If it be assumed the photographic identification procedures were prejudicially tainted, Mr. McCurnin's in-court identification provides an independent identification of the appellant when he stated:

"Based upon my observations of the defendant at the rice cooker and in the office on the stairs there is no doubt in my mind that the man who robbed me is the defendant present in court today."

(State v. Nesmith, supra at 149; State v. Winston, 214 Kan. 525, 520 P.2d 1204; and State v. Hill, 209 Kan. 688, 498 P.2d 92.)

The appellant last contends the state failed to sustain its burden of proof to show the crime committed was aggravated robbery as opposed to simple robbery.

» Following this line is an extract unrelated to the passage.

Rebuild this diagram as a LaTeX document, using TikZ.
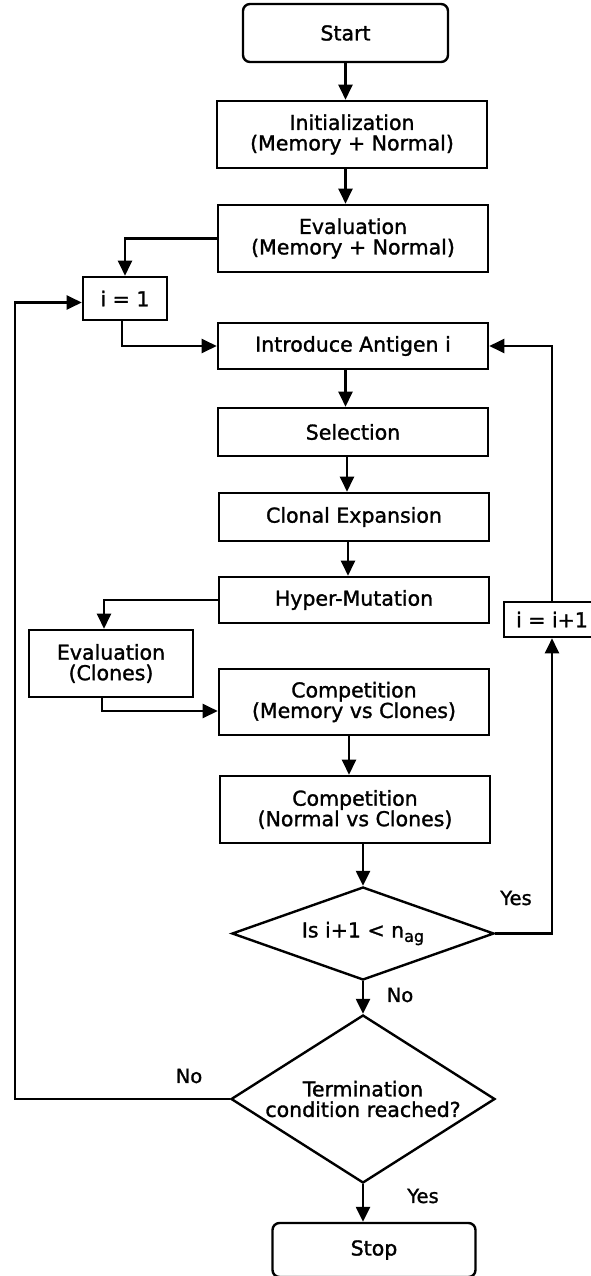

The appellant argues it is not shown he possessed a loaded gun and thus he should not be charged with an aggravated robbery. Of course, with an automatic pistol a witness cannot tell whether a gun is loaded unless a shot is fired. Therefore, many courts have recognized one can be convicted of robbery by means of a dangerous weapon or deadly weapon, notwithstanding the fact that the gun allegedly used was unloaded. (Annot., 79 A.L.R.2d 1412, 1426, § 7 [1961]; and see, The State v. Archer, 8 Kan. App. 737, 54 Pac. 927.)

The judgment of the lower court is affirmed.